The FAA last month took the rare step of ordering the audit of maintenance records at all domestic carriers after reports of missed safety inspections at Southwest, which is based in Dallas. The airline was hit with a record $10.2 million fine for continuing to fly dozens of Boeing 737s that had not been inspected for cracks in their fuselages.

Both FAA whistle-blowers - Charalambe Boutris and Peters - said the agency viewed the airlines as its "customers" instead of companies to be regulated. They said that the FAA's chief maintenance inspector at Southwest, Douglas T. Gawadzinski, knowingly allowed Southwest to keep planes flying that put passengers at risk and that another inspector knew of the problem and did nothing.

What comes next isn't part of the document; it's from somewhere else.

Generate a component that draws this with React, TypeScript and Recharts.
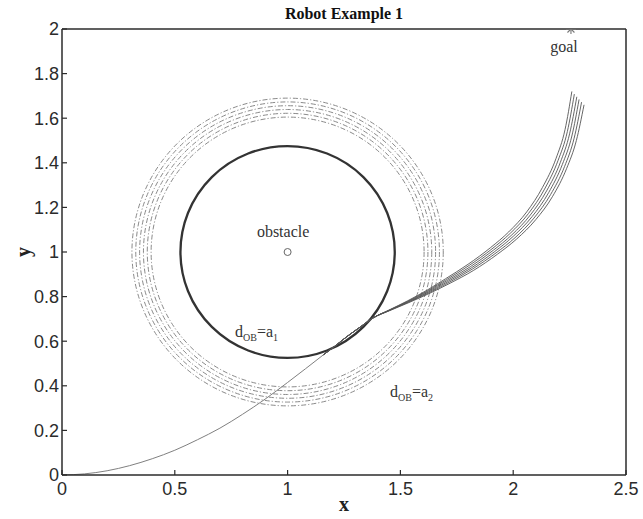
import React from 'react';
import { ComposedChart, XAxis, YAxis, Line, Scatter, ReferenceArea, Label } from 'recharts';

// axis ticks
const xTicks = [0, 0.5, 1, 1.5, 2, 2.5];
const yTicks = [0, 0.2, 0.4, 0.6, 0.8, 1, 1.2, 1.4, 1.6, 1.8, 2];

// obstacle / goal markers
const obstacle = [{ x: 1, y: 1 }];
const goal = [{ x: 2.256, y: 2 }];

// d_OB = a1 (solid) and d_OB = a2 band (dash-dot), all centred on the obstacle
const innerRadius = [0.475];
const outerRadii = [0.605, 0.622, 0.639, 0.656, 0.673, 0.69];

// robot path from the origin up to the obstacle
const approach = [
  { x: 0, y: 0 }, { x: 0.1, y: 0.005 }, { x: 0.2, y: 0.019 }, { x: 0.3, y: 0.042 },
  { x: 0.4, y: 0.073 }, { x: 0.5, y: 0.111 }, { x: 0.6, y: 0.158 }, { x: 0.7, y: 0.21 },
  { x: 0.8, y: 0.272 }, { x: 0.9, y: 0.34 }, { x: 1.0, y: 0.415 }, { x: 1.08, y: 0.477 },
  { x: 1.16, y: 0.54 },
];

// shared piece along the obstacle rim
const rim = [
  { x: 1.16, y: 0.54 }, { x: 1.21, y: 0.578 }, { x: 1.262, y: 0.62 }, { x: 1.32, y: 0.662 },
  { x: 1.38, y: 0.705 },
];

const run1 = [
  { x: 1.45, y: 0.74 }, { x: 1.53, y: 0.78 }, { x: 1.62, y: 0.83 }, { x: 1.7, y: 0.88 },
  { x: 1.8, y: 0.945 }, { x: 1.9, y: 1.02 }, { x: 1.98, y: 1.09 }, { x: 2.06, y: 1.18 },
  { x: 2.13, y: 1.29 }, { x: 2.19, y: 1.42 }, { x: 2.23, y: 1.55 }, { x: 2.26, y: 1.72 },
];
const run2 = [
  { x: 1.45, y: 0.739 }, { x: 1.531, y: 0.778 }, { x: 1.622, y: 0.827 }, { x: 1.704, y: 0.876 },
  { x: 1.805, y: 0.94 }, { x: 1.906, y: 1.014 }, { x: 1.987, y: 1.084 }, { x: 2.068, y: 1.173 },
  { x: 2.139, y: 1.282 }, { x: 2.199, y: 1.411 }, { x: 2.24, y: 1.54 }, { x: 2.271, y: 1.708 },
];
const run3 = [
  { x: 1.45, y: 0.738 }, { x: 1.532, y: 0.777 }, { x: 1.624, y: 0.824 }, { x: 1.708, y: 0.872 },
  { x: 1.81, y: 0.934 }, { x: 1.912, y: 1.008 }, { x: 1.994, y: 1.077 }, { x: 2.076, y: 1.166 },
  { x: 2.148, y: 1.274 }, { x: 2.209, y: 1.402 }, { x: 2.25, y: 1.53 }, { x: 2.282, y: 1.696 },
];
const run4 = [
  { x: 1.45, y: 0.738 }, { x: 1.533, y: 0.775 }, { x: 1.626, y: 0.821 }, { x: 1.712, y: 0.868 },
  { x: 1.815, y: 0.929 }, { x: 1.918, y: 1.002 }, { x: 2.001, y: 1.071 }, { x: 2.084, y: 1.159 },
  { x: 2.157, y: 1.266 }, { x: 2.218, y: 1.393 }, { x: 2.26, y: 1.52 }, { x: 2.292, y: 1.684 },
];
const run5 = [
  { x: 1.45, y: 0.737 }, { x: 1.534, y: 0.774 }, { x: 1.628, y: 0.818 }, { x: 1.716, y: 0.864 },
  { x: 1.82, y: 0.924 }, { x: 1.924, y: 0.996 }, { x: 2.008, y: 1.064 }, { x: 2.092, y: 1.152 },
  { x: 2.166, y: 1.258 }, { x: 2.228, y: 1.384 }, { x: 2.27, y: 1.51 }, { x: 2.303, y: 1.672 },
];
const run6 = [
  { x: 1.45, y: 0.736 }, { x: 1.535, y: 0.772 }, { x: 1.63, y: 0.815 }, { x: 1.72, y: 0.86 },
  { x: 1.825, y: 0.918 }, { x: 1.93, y: 0.99 }, { x: 2.015, y: 1.058 }, { x: 2.1, y: 1.145 },
  { x: 2.175, y: 1.25 }, { x: 2.237, y: 1.375 }, { x: 2.28, y: 1.5 }, { x: 2.314, y: 1.66 },
];
const runs = [run1, run2, run3, run4, run5, run6];

// text annotations (data coordinates)
const notes = [
  { x: 0.98, y: 1.069, main: 'obstacle' },
  { x: 2.225, y: 1.897, main: 'goal' },
];
const distNotes = [
  { x: 0.767, y: 0.62, sub: '1' },
  { x: 1.454, y: 0.351, sub: '2' },
];

const serif = '"Liberation Serif", "Times New Roman", serif';
const sans = '"Liberation Sans", Arial, sans-serif';
const axisColor = '#2b2b2b';
const tickStyle = { fill: '#2b2b2b', fontSize: 18, fontFamily: sans };

const circleShape = (dash?: string, color = '#333', width = 2.2) => (p: any) => (
  <ellipse
    cx={p.x + p.width / 2}
    cy={p.y + p.height / 2}
    rx={Math.abs(p.width) / 2}
    ry={Math.abs(p.height) / 2}
    fill="none"
    stroke={color}
    strokeWidth={width}
    strokeDasharray={dash}
  />
);

const obstacleShape = (p: any) => (
  <circle cx={p.cx} cy={p.cy} r={3.5} fill="#fff" stroke="#666" strokeWidth={1} />
);

const goalShape = (p: any) => (
  <g stroke="#777" strokeWidth={1.1}>
    <line x1={p.cx - 5} y1={p.cy} x2={p.cx + 5} y2={p.cy} />
    <line x1={p.cx} y1={p.cy - 5} x2={p.cx} y2={p.cy + 5} />
    <line x1={p.cx - 3.5} y1={p.cy - 3.5} x2={p.cx + 3.5} y2={p.cy + 3.5} />
    <line x1={p.cx - 3.5} y1={p.cy + 3.5} x2={p.cx + 3.5} y2={p.cy - 3.5} />
  </g>
);

const noteShape = (p: any) => (
  <text x={p.cx} y={p.cy} textAnchor="middle" fontFamily={serif} fontSize={16} fill="#333">
    {p.payload.main}
  </text>
);

const distShape = (p: any) => (
  <text x={p.cx} y={p.cy} fontFamily={serif} fontSize={16} fill="#333">
    d
    <tspan dy={4} fontSize={10}>OB</tspan>
    <tspan dy={-4}>=a</tspan>
    <tspan dy={4} fontSize={10}>{p.payload.sub}</tspan>
  </text>
);

const axisLine = { stroke: axisColor, strokeWidth: 1.5 };
const tickLine = { stroke: axisColor, strokeWidth: 1.2 };

export default function App() {
  return (
    <div style={{ position: 'absolute', left: 0, top: 0, width: 643, height: 519, background: '#fff' }}>
      <ComposedChart width={643} height={519} margin={{ top: 28, right: 16, bottom: 0, left: 22 }}>
        <XAxis
          type="number"
          dataKey="x"
          domain={[0, 2.5]}
          ticks={xTicks}
          allowDataOverflow
          height={44}
          tickSize={-5}
          tickMargin={12}
          tick={tickStyle}
          axisLine={axisLine}
          tickLine={tickLine}
        >
          <Label
            content={({ viewBox }: any) => (
              <text
                x={viewBox.x + viewBox.width / 2}
                y={viewBox.y + 36}
                textAnchor="middle"
                fontFamily={serif}
                fontWeight="bold"
                fontSize={20}
                fill="#222"
              >
                x
              </text>
            )}
          />
        </XAxis>
        <XAxis
          xAxisId="top"
          orientation="top"
          type="number"
          dataKey="x"
          domain={[0, 2.5]}
          ticks={xTicks}
          allowDataOverflow
          height={1}
          tickSize={-5}
          tick={false}
          axisLine={axisLine}
          tickLine={tickLine}
        >
          <Label
            content={({ viewBox }: any) => (
              <text
                x={viewBox.x + viewBox.width / 2}
                y={viewBox.y - 9}
                textAnchor="middle"
                fontFamily={serif}
                fontWeight="bold"
                fontSize={16}
                fill="#111"
              >
                Robot Example 1
              </text>
            )}
          />
        </XAxis>
        <YAxis
          type="number"
          dataKey="y"
          domain={[0, 2]}
          ticks={yTicks}
          allowDataOverflow
          width={40}
          tickSize={-5}
          tickMargin={8}
          tick={tickStyle}
          axisLine={axisLine}
          tickLine={tickLine}
        >
          <Label
            content={({ viewBox }: any) => {
              const cx = viewBox.x + 1;
              const cy = viewBox.y + viewBox.height / 2;
              return (
                <text
                  x={cx}
                  y={cy}
                  transform={`rotate(-90 ${cx} ${cy})`}
                  textAnchor="middle"
                  dominantBaseline="central"
                  fontFamily={serif}
                  fontWeight="bold"
                  fontSize={20}
                  fill="#222"
                >
                  y
                </text>
              );
            }}
          />
        </YAxis>
        <YAxis
          yAxisId="right"
          orientation="right"
          type="number"
          dataKey="y"
          domain={[0, 2]}
          ticks={yTicks}
          allowDataOverflow
          width={1}
          tickSize={-5}
          tick={false}
          axisLine={axisLine}
          tickLine={tickLine}
        />

        {outerRadii.map((r) => (
          <ReferenceArea
            key={`o${r}`}
            x1={obstacle[0].x - r}
            x2={obstacle[0].x + r}
            y1={obstacle[0].y - r}
            y2={obstacle[0].y + r}
            shape={circleShape('5 2 1.2 2', '#8a8a8a', 1)}
          />
        ))}
        {innerRadius.map((r) => (
          <ReferenceArea
            key={`i${r}`}
            x1={obstacle[0].x - r}
            x2={obstacle[0].x + r}
            y1={obstacle[0].y - r}
            y2={obstacle[0].y + r}
            shape={circleShape(undefined, '#333', 2.3)}
          />
        ))}

        <Line
          data={approach}
          dataKey="y"
          type="monotone"
          stroke="#808080"
          strokeWidth={1}
          dot={false}
          activeDot={false}
          isAnimationActive={false}
        />
        {runs.map((run, i) => (
          <Line
            key={i}
            data={[...rim, ...run]}
            dataKey="y"
            type="monotone"
            stroke="#555"
            strokeWidth={0.9}
            dot={false}
            activeDot={false}
            isAnimationActive={false}
          />
        ))}

        <Scatter data={obstacle} shape={obstacleShape} isAnimationActive={false} />
        <Scatter
          data={goal}
          xAxisId="top"
          yAxisId="right"
          shape={goalShape}
          isAnimationActive={false}
        />
        <Scatter data={notes} shape={noteShape} isAnimationActive={false} />
        <Scatter data={distNotes} shape={distShape} isAnimationActive={false} />
      </ComposedChart>
    </div>
  );
}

Gawadzinski is still employed by the FAA, but he has no responsibility for safety decisions, said Nicholas Sabatini, the agency's associate administrator for aviation safety. The FAA will "take whatever action the law will allow" when the investigation into the Southwest episode is complete, he added.

Gawadzinski was not asked to testify at yesterday's hearing because he was considered to be a hostile witness who would most likely refuse to answer questions that could have incriminated him, according to a spokesman for the House Transportation and Infrastructure Committee.

Committee Chairman Oberstar said that, as long as the FAA viewed the airlines as customers, "that culture of safety will not take hold and is not going to permeate the organization."

Herb Kelleher, Southwest's cofounder and executive chairman, testifying seven hours into the hearing, acknowledged that airline employees "screwed up" by not grounding some of its 737s when it found inspections had not been done. But he disputed those who say that not following the procedures meant that the Southwest was operating unsafe planes.

Kelleher said Southwest's own experience with 737 jets, which make up its entire fleet, led to working with Boeing Co. to develop the regulations that require inspections of fuselages for minute cracks. Southwest also has replaced over many years pieces of the planes' fuselages that were involved in an Aloha Airlines accident in 1988, he said. There is no chance that its 737s would develop the same kind of cracks today that led to that accident, he said.

Southwest chief executive officer Gary C. Kelly said that what the airline failed to do was inspect a small area of the fuselages but that it was not true that its fleet was not inspected regularly.